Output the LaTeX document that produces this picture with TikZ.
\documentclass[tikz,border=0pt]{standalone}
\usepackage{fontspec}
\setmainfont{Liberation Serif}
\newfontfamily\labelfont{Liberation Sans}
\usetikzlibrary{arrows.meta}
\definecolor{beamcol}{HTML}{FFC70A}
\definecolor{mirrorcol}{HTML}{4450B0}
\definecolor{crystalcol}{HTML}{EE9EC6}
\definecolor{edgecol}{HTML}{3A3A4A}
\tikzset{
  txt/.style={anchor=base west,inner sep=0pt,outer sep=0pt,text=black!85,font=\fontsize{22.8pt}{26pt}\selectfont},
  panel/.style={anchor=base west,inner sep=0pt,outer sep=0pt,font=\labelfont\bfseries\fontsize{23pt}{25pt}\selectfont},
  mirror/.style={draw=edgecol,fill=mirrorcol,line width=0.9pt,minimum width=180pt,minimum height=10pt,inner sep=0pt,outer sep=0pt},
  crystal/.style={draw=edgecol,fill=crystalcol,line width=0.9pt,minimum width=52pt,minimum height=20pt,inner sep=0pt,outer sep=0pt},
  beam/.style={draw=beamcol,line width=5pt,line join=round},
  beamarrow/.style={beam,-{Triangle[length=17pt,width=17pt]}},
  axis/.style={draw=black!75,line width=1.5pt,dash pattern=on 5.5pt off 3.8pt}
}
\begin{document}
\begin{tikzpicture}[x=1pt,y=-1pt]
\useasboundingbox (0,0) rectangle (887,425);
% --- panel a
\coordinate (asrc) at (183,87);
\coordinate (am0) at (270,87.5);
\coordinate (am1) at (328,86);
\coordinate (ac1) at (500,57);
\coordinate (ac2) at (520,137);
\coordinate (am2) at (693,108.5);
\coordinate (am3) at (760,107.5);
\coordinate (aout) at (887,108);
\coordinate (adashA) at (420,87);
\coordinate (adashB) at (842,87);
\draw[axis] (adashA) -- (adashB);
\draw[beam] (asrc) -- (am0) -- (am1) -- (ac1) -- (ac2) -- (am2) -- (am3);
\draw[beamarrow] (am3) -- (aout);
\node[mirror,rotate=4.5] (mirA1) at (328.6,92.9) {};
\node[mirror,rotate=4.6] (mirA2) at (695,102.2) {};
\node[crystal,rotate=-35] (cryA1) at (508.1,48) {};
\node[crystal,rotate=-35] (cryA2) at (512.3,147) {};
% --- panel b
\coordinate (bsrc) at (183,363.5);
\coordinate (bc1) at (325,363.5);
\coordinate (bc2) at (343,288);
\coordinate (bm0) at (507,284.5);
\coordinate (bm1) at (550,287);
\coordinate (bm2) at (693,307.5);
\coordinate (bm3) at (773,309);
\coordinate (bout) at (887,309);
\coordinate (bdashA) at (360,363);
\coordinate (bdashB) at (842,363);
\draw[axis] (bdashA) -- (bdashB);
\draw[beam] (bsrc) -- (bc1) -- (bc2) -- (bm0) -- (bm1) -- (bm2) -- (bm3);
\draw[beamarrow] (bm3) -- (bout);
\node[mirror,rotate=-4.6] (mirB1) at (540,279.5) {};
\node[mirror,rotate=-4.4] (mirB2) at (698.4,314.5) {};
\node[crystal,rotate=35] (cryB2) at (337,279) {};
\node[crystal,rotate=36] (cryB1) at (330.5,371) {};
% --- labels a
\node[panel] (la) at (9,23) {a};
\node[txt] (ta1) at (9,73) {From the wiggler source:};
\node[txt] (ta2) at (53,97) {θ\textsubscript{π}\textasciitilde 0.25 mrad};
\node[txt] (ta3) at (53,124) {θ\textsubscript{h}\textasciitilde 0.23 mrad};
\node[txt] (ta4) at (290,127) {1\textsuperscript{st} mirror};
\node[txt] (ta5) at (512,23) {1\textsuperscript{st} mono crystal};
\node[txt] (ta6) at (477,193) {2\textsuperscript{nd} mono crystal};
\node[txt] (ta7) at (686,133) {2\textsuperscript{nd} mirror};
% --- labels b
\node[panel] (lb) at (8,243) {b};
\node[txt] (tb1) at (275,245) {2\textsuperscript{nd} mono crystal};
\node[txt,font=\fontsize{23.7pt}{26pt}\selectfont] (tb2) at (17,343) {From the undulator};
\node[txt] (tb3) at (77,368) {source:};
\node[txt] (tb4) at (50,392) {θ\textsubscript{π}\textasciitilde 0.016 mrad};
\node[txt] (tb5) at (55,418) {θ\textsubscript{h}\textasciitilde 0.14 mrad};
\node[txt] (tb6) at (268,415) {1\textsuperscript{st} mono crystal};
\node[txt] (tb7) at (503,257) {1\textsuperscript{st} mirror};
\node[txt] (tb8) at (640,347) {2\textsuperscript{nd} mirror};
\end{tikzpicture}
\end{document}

* * *

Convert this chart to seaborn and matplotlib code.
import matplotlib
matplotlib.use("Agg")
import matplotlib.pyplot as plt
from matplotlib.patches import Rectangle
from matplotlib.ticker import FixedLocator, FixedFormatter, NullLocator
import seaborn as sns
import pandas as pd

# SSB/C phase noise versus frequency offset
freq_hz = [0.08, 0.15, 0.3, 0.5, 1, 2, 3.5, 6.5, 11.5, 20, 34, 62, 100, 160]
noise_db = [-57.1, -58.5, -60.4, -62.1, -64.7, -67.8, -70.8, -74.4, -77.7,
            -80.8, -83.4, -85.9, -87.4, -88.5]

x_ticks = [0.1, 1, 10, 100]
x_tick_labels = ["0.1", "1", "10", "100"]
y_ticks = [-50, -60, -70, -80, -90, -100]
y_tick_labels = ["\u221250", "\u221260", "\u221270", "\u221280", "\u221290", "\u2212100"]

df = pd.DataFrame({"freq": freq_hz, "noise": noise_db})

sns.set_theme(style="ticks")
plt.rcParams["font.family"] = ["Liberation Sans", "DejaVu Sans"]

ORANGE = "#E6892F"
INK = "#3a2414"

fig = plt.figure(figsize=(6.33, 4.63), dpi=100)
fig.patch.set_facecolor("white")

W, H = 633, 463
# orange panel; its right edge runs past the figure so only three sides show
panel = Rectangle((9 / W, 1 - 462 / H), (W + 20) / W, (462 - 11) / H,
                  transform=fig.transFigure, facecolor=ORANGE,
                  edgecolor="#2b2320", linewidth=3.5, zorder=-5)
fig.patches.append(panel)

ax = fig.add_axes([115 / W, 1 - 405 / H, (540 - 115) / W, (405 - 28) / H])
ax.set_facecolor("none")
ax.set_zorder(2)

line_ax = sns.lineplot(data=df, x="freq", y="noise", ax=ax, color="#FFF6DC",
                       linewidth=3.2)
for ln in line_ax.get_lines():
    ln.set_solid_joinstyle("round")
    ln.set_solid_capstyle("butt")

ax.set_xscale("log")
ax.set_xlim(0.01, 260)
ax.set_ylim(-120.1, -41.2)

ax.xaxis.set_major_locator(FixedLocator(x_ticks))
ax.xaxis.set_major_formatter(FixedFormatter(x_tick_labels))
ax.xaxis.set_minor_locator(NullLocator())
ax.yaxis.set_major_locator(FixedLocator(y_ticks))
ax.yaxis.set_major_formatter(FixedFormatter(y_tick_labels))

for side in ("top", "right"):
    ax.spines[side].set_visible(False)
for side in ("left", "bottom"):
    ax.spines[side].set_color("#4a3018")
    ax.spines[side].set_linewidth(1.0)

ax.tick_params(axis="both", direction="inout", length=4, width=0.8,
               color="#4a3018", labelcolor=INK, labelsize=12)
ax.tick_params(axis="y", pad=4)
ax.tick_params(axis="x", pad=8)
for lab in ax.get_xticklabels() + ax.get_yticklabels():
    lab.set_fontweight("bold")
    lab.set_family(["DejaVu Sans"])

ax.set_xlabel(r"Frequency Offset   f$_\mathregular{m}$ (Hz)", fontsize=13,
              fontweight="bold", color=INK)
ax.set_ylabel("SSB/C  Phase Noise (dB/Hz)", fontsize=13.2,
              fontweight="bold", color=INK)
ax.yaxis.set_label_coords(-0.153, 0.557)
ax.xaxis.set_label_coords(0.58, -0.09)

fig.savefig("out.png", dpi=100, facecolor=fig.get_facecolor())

What you will do
Using the entries above, return each line that includes the word "this".

Full answer
Output the LaTeX document that produces this picture with TikZ.
Convert this chart to seaborn and matplotlib code.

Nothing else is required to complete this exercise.